An almost-blind mother pawns her daughter off to save her. A grieving son must bury his Muslim father in twenty-four hours in the thick of winter. A doctor battles to save her partner from himself. Desperation makes a young businesswoman seek out a spiritual experience. A dominatrix wants to give life to her sexual kinks in her repressive household. The weight of the word "slave" is put to the test during a first date in conservative Idaho. A boy escapes his bipolar mother.
These stories and more are an excavation of what it means to exist at the crossroads of desire, ambition, and tradition. Tehingbola explores the indelible erasure of personhood when one tries to fit into the hard places where injustice reigns. She fillets the flesh as these characters try to exercise autonomy in their worlds and swim against the uncontrollable tides that mould their lives.
Ayotola Tehingbola (she/her, b. ’93) is a lawyer and artist from Lagos, Nigeria.

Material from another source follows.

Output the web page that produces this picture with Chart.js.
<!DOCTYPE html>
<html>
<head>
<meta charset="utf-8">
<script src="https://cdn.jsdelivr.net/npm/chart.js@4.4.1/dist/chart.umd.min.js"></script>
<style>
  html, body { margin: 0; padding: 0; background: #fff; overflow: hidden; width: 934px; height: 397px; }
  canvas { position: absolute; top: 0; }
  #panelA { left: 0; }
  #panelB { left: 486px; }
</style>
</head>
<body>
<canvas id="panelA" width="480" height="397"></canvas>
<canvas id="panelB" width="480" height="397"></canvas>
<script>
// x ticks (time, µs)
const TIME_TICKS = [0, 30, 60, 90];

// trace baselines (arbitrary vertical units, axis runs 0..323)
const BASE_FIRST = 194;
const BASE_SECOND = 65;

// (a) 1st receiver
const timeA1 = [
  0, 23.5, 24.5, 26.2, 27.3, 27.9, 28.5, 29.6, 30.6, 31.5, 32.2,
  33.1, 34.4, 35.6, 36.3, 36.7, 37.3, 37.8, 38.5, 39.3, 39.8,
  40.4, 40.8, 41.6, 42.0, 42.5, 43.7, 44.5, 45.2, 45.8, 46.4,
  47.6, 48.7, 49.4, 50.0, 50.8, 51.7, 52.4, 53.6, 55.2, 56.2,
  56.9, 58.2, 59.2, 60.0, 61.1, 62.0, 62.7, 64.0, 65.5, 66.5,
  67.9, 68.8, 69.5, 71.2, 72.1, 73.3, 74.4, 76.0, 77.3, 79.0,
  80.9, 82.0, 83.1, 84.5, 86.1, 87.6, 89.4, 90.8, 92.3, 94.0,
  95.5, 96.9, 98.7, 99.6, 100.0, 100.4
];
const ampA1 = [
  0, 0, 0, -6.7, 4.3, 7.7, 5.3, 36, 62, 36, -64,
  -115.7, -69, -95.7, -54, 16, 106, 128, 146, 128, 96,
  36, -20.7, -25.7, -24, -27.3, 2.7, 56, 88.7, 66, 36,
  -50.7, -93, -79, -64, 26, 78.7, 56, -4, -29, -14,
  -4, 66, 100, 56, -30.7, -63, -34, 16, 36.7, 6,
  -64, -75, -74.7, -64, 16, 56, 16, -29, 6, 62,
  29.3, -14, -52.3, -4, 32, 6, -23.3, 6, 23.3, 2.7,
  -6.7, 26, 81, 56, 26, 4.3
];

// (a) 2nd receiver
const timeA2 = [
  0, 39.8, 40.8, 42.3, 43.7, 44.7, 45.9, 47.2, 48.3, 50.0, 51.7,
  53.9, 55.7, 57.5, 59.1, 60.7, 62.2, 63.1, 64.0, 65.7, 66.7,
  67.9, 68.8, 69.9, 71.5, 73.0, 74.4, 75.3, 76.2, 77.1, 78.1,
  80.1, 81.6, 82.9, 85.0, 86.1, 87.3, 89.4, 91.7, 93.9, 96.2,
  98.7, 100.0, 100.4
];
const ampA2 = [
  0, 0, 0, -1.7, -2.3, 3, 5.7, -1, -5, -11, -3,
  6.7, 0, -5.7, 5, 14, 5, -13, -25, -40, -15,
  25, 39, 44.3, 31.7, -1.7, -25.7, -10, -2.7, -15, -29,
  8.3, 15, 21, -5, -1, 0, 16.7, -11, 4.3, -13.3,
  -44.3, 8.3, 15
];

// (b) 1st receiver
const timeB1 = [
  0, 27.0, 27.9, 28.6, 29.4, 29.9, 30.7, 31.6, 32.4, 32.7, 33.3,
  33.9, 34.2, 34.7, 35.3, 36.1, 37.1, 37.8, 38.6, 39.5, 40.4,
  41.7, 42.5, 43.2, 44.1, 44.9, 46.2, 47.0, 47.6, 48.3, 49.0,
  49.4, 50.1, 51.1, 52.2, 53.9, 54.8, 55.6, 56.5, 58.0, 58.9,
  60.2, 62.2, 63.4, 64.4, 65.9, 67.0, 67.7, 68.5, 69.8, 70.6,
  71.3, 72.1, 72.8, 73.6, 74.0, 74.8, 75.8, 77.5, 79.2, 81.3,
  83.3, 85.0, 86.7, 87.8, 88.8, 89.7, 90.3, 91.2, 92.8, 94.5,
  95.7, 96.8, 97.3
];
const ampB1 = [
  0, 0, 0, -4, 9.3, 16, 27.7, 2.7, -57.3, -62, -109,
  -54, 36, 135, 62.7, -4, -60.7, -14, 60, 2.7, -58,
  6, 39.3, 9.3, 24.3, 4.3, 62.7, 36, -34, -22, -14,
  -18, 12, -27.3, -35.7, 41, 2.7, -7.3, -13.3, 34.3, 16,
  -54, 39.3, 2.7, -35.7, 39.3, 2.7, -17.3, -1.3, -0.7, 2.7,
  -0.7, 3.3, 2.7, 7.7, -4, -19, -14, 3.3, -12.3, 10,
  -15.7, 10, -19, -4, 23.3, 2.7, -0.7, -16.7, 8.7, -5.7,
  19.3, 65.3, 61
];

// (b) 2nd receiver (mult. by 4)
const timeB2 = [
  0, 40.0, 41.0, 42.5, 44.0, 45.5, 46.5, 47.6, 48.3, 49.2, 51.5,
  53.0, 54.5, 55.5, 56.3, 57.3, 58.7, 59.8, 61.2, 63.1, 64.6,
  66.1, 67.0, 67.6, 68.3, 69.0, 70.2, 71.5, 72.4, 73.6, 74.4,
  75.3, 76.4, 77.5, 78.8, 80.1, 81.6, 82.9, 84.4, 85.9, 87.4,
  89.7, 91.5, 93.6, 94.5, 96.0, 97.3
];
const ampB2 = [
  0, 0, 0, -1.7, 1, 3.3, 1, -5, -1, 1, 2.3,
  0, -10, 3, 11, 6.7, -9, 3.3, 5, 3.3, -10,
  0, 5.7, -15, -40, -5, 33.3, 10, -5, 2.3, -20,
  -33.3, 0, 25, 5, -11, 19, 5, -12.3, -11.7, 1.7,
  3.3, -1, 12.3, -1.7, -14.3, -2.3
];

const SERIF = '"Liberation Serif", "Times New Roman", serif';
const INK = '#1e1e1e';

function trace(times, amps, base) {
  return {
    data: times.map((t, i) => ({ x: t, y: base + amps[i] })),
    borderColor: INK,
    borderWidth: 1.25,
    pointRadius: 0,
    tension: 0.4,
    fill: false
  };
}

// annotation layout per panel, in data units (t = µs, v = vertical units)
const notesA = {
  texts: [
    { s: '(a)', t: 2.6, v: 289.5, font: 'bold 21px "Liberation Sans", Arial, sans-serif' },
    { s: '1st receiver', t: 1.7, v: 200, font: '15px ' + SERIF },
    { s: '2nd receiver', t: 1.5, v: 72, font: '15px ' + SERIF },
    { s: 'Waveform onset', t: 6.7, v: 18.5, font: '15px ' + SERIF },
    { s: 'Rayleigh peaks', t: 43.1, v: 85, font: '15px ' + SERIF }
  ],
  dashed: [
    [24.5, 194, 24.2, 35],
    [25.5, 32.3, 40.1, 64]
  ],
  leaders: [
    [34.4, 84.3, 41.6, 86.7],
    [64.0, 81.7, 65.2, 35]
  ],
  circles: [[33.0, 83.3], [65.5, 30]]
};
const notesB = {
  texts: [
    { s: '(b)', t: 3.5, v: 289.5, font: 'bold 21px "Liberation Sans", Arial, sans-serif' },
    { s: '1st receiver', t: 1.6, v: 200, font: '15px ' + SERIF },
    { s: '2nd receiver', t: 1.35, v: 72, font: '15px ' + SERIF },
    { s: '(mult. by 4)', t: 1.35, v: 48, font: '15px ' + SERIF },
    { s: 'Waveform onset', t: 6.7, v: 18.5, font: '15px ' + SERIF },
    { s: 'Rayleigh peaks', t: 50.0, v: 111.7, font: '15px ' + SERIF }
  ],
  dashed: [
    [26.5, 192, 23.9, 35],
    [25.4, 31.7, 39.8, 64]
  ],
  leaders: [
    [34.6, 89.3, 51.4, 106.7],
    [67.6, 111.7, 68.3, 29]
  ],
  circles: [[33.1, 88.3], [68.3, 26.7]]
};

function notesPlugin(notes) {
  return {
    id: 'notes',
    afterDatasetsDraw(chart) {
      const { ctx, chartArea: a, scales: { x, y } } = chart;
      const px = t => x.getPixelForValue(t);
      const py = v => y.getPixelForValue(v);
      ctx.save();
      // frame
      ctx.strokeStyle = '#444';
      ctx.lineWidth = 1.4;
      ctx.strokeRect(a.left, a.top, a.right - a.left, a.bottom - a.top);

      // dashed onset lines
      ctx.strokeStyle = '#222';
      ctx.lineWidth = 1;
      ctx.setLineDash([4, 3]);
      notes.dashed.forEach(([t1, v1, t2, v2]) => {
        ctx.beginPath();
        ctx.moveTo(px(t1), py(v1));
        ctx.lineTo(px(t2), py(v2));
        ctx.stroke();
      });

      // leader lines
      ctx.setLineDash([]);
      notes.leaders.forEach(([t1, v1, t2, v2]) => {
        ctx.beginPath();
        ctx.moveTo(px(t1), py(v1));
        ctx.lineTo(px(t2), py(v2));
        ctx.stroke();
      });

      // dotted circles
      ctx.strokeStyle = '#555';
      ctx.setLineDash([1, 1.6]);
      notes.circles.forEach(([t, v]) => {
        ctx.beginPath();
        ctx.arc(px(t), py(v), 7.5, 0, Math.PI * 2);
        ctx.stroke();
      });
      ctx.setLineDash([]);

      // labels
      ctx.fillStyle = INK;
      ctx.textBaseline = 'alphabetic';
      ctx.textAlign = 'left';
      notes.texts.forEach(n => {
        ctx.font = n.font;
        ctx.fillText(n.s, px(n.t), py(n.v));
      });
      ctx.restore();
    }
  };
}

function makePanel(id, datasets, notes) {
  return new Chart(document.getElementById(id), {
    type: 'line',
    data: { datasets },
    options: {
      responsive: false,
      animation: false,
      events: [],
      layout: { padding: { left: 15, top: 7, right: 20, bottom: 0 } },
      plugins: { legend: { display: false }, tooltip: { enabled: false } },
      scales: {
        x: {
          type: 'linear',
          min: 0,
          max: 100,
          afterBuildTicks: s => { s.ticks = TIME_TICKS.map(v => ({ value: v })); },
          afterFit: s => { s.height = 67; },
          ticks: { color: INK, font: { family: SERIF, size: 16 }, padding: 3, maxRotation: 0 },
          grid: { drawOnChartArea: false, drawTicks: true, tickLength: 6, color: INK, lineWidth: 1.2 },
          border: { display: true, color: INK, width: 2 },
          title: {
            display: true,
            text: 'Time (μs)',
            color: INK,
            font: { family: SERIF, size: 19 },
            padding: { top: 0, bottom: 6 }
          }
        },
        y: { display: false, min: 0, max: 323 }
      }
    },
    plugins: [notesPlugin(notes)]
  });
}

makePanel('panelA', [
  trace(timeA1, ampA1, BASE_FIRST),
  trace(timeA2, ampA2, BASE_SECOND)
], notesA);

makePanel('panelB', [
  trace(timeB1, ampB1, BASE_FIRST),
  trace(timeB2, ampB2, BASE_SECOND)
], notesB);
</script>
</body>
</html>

Her debut story collection, LAGOS WILL BE HARD FOR YOU, was shortlisted for the Restless Books Prize for New Immigrant Writing, and is published by Masobe Books (West Africa, 2025) and Jacaranda Books (UK/Commonwealth, 2026).
Her work has appeared in The Common, CRAFT, Witness Magazine, Washington Square Review, etc., and has been nominated for the Pushcart Prize and Best of the Net Anthology. She was also selected for the 2025 Best Small Fictions anthology. She has received fellowships and support from the Alexa Rose Foundation, Hudson Valley Writers Center, the Idaho Commission on the Arts, Kimbilio for Black Fiction, and the Key West Literary Seminar.
Ayotola Tehingbola’s Lagos Will Be Hard for You, a short story collection, published in the UK by Jacaranda Books (2026) and in Nigeria by Masobe Books (2025), begins with a death that refuses to stay contained. In “abba father,” the opening story of the collection, Ibrahim Mohammed learns, by way of a curt text message, that his father has died in a butcher shop, slumped over a table of goat innards. The scene is at once visceral and oddly procedural, a body already slipping from intimacy into administration. What follows is a logistical crisis: a son, long estranged from the terms of his inheritance, must arrange an Islamic burial within twenty-four hours in a landscape that does not recognize the urgency of such rites. The story unfolds as a series of collisions: religion meets bureaucracy; memory meets habit; language itself falters. Ibrahim, who has spent decades smoothing himself into the expectations of American life, discovers that he cannot adequately explain why his father must be buried, why cremation is impossible, why time matters. The rituals remain, but their meanings have thinned. He performs belief without possessing it.